Set in the later years of the Great Depression, the film finds the wheelchair-bound president, played here by Bill Murray, escaping the pressures of office for regular visits to his mother’s estate in rural New York, where he begins a pedestrian affair with his distant cousin, Margaret Suckley (Laura Linney), known as Daisy. The film is based on her private diaries, which were not discovered until her death in the early 1990s and, as it turns out, were not particularly interesting.

Despite the film’s passionate narration by an elderly Daisy, the style of which owes far too much to the old lady in Titanic, the affair with FDR is mundane and soulless. The two enjoy drives across fields of flowers before parking and, like a pair of awkward teenagers, engage in some mutual masturbation. The narration continues to insist that Daisy is falling in love with FDR, but Linney’s purse-lipped, shifty-eyed performance makes her out to be more of an obsessive stalker.
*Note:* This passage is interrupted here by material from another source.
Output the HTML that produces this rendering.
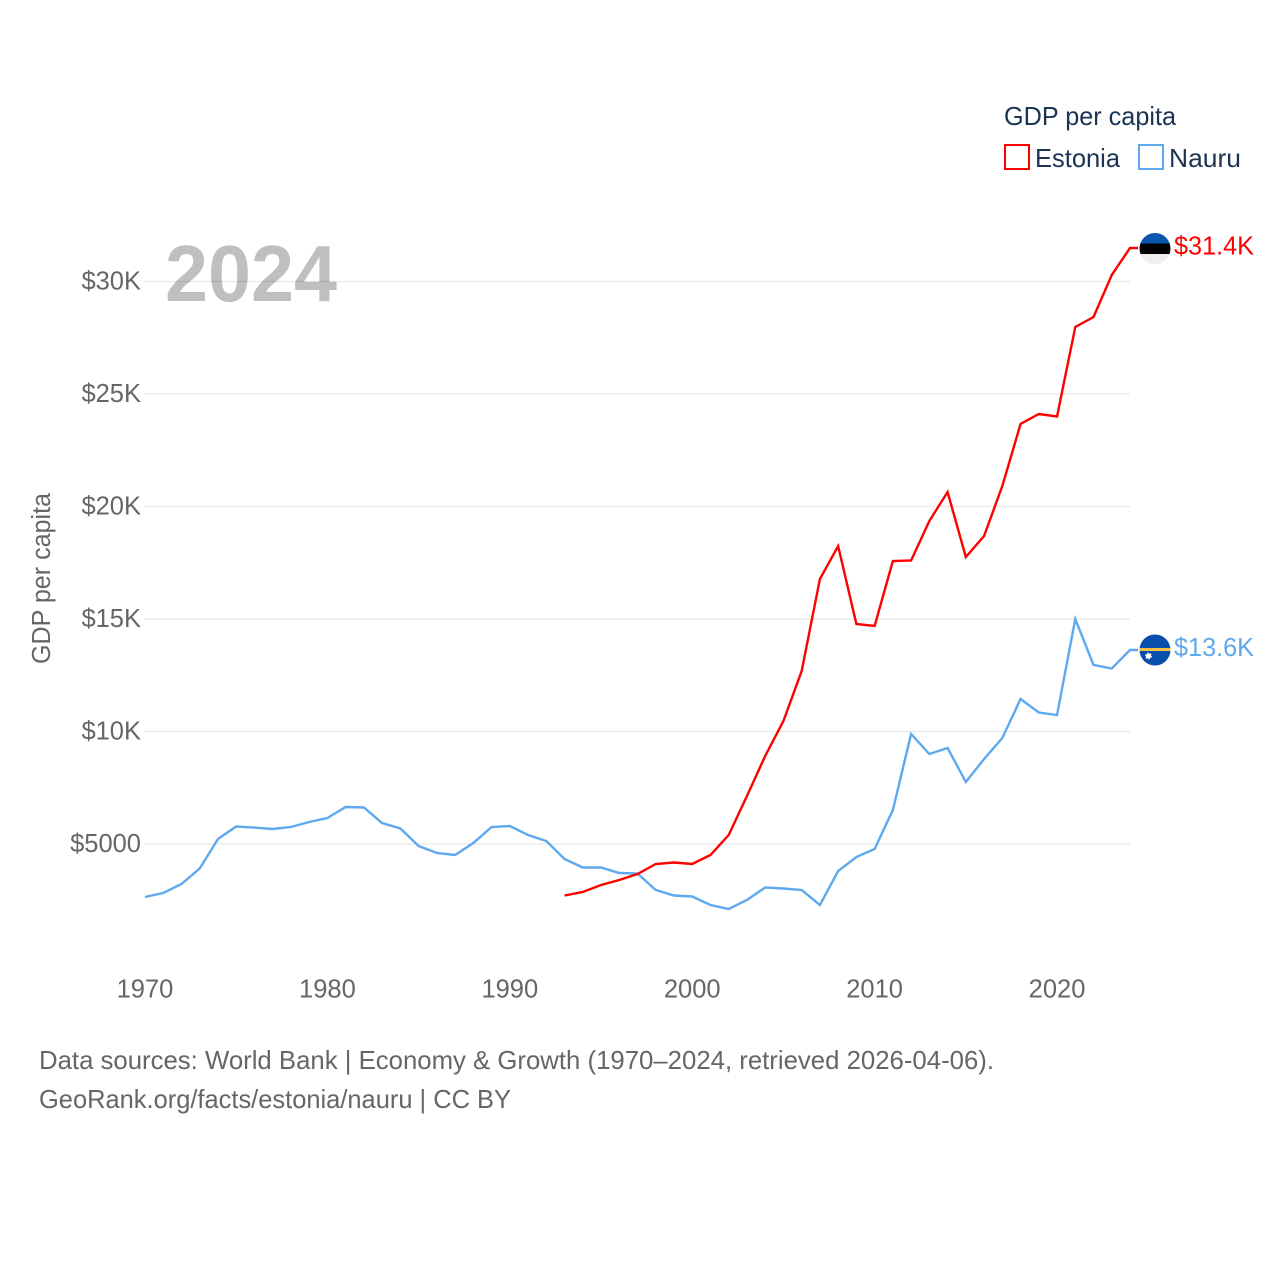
<!DOCTYPE html>
<html lang="en">
<head>
<meta charset="utf-8">
<title>GDP per capita: Estonia and Nauru</title>
<style>
html,body{margin:0;padding:0;background:#fff;width:1280px;height:1280px;overflow:hidden}
svg{display:block}
text{font-family:"Liberation Sans",sans-serif}
.tick{font-size:25.5px;fill:#666}
.legend{font-size:26px;fill:#1c3454}
.foot{font-size:26px;fill:#666}
.end{font-size:25.5px}
</style>
</head>
<body>
<svg id="chart" xmlns="http://www.w3.org/2000/svg" width="1280" height="1280" viewBox="0 0 1280 1280">
  <rect x="0" y="0" width="1280" height="1280" fill="#fff"/>
  <g id="grid"></g>
  <text x="165" y="301" font-size="80" font-weight="700" fill="#000" fill-opacity="0.25" textLength="172" lengthAdjust="spacingAndGlyphs">2024</text>
  <g id="yticks"></g>
  <g id="xticks"></g>
  <text class="tick" transform="translate(50,664) rotate(-90)" textLength="171" lengthAdjust="spacingAndGlyphs">GDP per capita</text>
  <g id="series"></g>
  <g id="flags"></g>
  <g>
    <text class="legend" x="1004" y="125" textLength="172" lengthAdjust="spacingAndGlyphs">GDP per capita</text>
    <rect x="1005" y="145" width="24" height="24" fill="#fff" stroke="#ff0000" stroke-width="2"/>
    <text class="legend" x="1035" y="167" textLength="85" lengthAdjust="spacingAndGlyphs">Estonia</text>
    <rect x="1139" y="145" width="24" height="24" fill="#fff" stroke="#5ea9ee" stroke-width="2"/>
    <text class="legend" x="1169" y="167" textLength="72" lengthAdjust="spacingAndGlyphs">Nauru</text>
  </g>
  <text class="foot" x="39" y="1069" textLength="955" lengthAdjust="spacingAndGlyphs">Data sources: World Bank | Economy &amp; Growth (1970–2024, retrieved 2026-04-06).</text>
  <text class="foot" x="39" y="1108" textLength="472" lengthAdjust="spacingAndGlyphs">GeoRank.org/facts/estonia/nauru | CC BY</text>
</svg>
<script>
const yTickValues = [5000, 10000, 15000, 20000, 25000, 30000];
const yTickLabels = ["$5000", "$10K", "$15K", "$20K", "$25K", "$30K"];
const xTickYears = [1970, 1980, 1990, 2000, 2010, 2020];
const xTickLabels = ["1970", "1980", "1990", "2000", "2010", "2020"];
const nauruStartYear = 1970;
const nauruValues = [2644, 2822, 3222, 3911, 5222, 5778, 5733, 5667, 5756, 5978, 6156, 6644, 6622, 5933, 5689, 4911, 4600, 4511, 5044, 5756, 5800, 5400, 5133, 4333, 3956, 3956, 3711, 3689, 2956, 2711, 2667, 2289, 2111, 2511, 3067, 3022, 2956, 2289, 3800, 4422, 4778, 6511, 9889, 9000, 9267, 7756, 8778, 9711, 11444, 10844, 10733, 15000, 12956, 12800, 13622];
const estoniaStartYear = 1993;
const estoniaValues = [2711, 2867, 3178, 3400, 3667, 4111, 4178, 4111, 4511, 5400, 7133, 8911, 10467, 12689, 16778, 18244, 14778, 14689, 17578, 17600, 19356, 20644, 17756, 18689, 20911, 23667, 24111, 24000, 27978, 28422, 30289, 31489];
const nauruEndLabel = "$13.6K";
const estoniaEndLabel = "$31.4K";

const NS = "http://www.w3.org/2000/svg";
const xScale = function (year) { return 145 + (year - 1970) * (1130 - 145) / 54; };
const yScale = function (value) { return 956.5 - value * 0.0225; };
function make(tag, parent) {
  const el = document.createElementNS(NS, tag);
  parent.appendChild(el);
  return el;
}

const gridGroup = document.getElementById("grid");
const yTickGroup = document.getElementById("yticks");
yTickValues.forEach(function (value, i) {
  const line = make("line", gridGroup);
  
  
  line.setAttribute("x1", 144);
  line.setAttribute("x2", 1130);
  line.setAttribute("y1", yScale(value));
  line.setAttribute("y2", yScale(value));
  line.setAttribute("stroke", "#e8e8e8");
  line.setAttribute("stroke-width", 1.3);
  const label = make("text", yTickGroup);
  
  
  label.setAttribute("class", "tick");
  label.setAttribute("x", 141);
  label.setAttribute("y", yScale(value) + 8);
  label.setAttribute("text-anchor", "end");
  label.textContent = yTickLabels[i];
});

const xTickGroup = document.getElementById("xticks");
xTickYears.forEach(function (year, i) {
  const label = make("text", xTickGroup);
  
  
  label.setAttribute("class", "tick");
  label.setAttribute("x", xScale(year));
  label.setAttribute("y", 997.5);
  label.setAttribute("text-anchor", "middle");
  label.textContent = xTickLabels[i];
});

const seriesGroup = document.getElementById("series");
function points(startYear, values) {
  const pts = values.map(function (v, i) {
    return xScale(startYear + i).toFixed(2) + "," + yScale(v).toFixed(2);
  });
  const last = values[values.length - 1];
  pts.push((xScale(startYear + values.length - 1) + 8).toFixed(2) + "," + yScale(last).toFixed(2));
  return pts.join(" ");
}

const nauruLine = make("polyline", seriesGroup);


nauruLine.setAttribute("points", points(nauruStartYear, nauruValues));
nauruLine.setAttribute("fill", "none");
nauruLine.setAttribute("stroke", "#5ea9ee");
nauruLine.setAttribute("stroke-width", 2.4);

const estoniaLine = make("polyline", seriesGroup);


estoniaLine.setAttribute("points", points(estoniaStartYear, estoniaValues));
estoniaLine.setAttribute("fill", "none");
estoniaLine.setAttribute("stroke", "#ff0000");
estoniaLine.setAttribute("stroke-width", 2.4);

const flagsGroup = document.getElementById("flags");
const flagX = xScale(2024) + 25;

function flagRect(parent, top, height, fill, clipId) {
  const r = make("rect", parent);
  r.setAttribute("x", flagX - 16);
  r.setAttribute("y", top);
  r.setAttribute("width", 32);
  r.setAttribute("height", height);
  r.setAttribute("fill", fill);
  r.setAttribute("clip-path", "url(#" + clipId + ")");
  return r;
}
function flagClip(id, cy) {
  const clip = make("clipPath", flagsGroup);
  clip.setAttribute("id", id);
  const c = make("circle", clip);
  c.setAttribute("cx", flagX);
  c.setAttribute("cy", cy);
  c.setAttribute("r", 15.5);
}

const estY = yScale(estoniaValues[estoniaValues.length - 1]);
flagClip("clip-estonia", estY + 0.5);
const estFlag = make("g", flagsGroup);


flagRect(estFlag, estY - 16, 12, "#0a55ae", "clip-estonia");
flagRect(estFlag, estY - 4.5, 11, "#000000", "clip-estonia");
flagRect(estFlag, estY + 6, 11, "#eeeeee", "clip-estonia");

const naY = yScale(nauruValues[nauruValues.length - 1]);
flagClip("clip-nauru", naY);
const naFlag = make("g", flagsGroup);


flagRect(naFlag, naY - 16, 32, "#0a4ead", "clip-nauru");
flagRect(naFlag, naY - 2, 3, "#f5c242", "clip-nauru");
const star = make("circle", naFlag);


star.setAttribute("cx", flagX - 6.5);
star.setAttribute("cy", naY + 6);
star.setAttribute("r", 2.6);
star.setAttribute("fill", "#ffffff");
star.setAttribute("stroke", "#ffffff");
star.setAttribute("stroke-width", 1.6);
star.setAttribute("stroke-dasharray", "1.4 1.3");

const estLabel = make("text", flagsGroup);


estLabel.setAttribute("class", "end");
estLabel.setAttribute("x", 1174);
estLabel.setAttribute("y", estY + 6.5);
estLabel.setAttribute("fill", "#ff0000");
estLabel.setAttribute("textLength", 80);
estLabel.setAttribute("lengthAdjust", "spacingAndGlyphs");
estLabel.textContent = estoniaEndLabel;

const naLabel = make("text", flagsGroup);


naLabel.setAttribute("class", "end");
naLabel.setAttribute("x", 1174);
naLabel.setAttribute("y", naY + 6);
naLabel.setAttribute("fill", "#5ea9ee");
naLabel.setAttribute("textLength", 80);
naLabel.setAttribute("lengthAdjust", "spacingAndGlyphs");
naLabel.textContent = nauruEndLabel;
</script>
</body>
</html>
FDR indulges her more sexual favours – the film repeatedly implies his wife, Eleanor (Olivia Williams), was a lesbian.

Because the FDR/Daisy storyline is so inherently weak, the film shifts its focus to the preposterous notion that a visit to Hyde Park by the King and Queen of Britain in 1939 secured the freedom of the world by making firm allies of the USA and Great Britain. This is despite the fact the war had not yet begun and would rage for two years before the USA sent anything more than a few supplies.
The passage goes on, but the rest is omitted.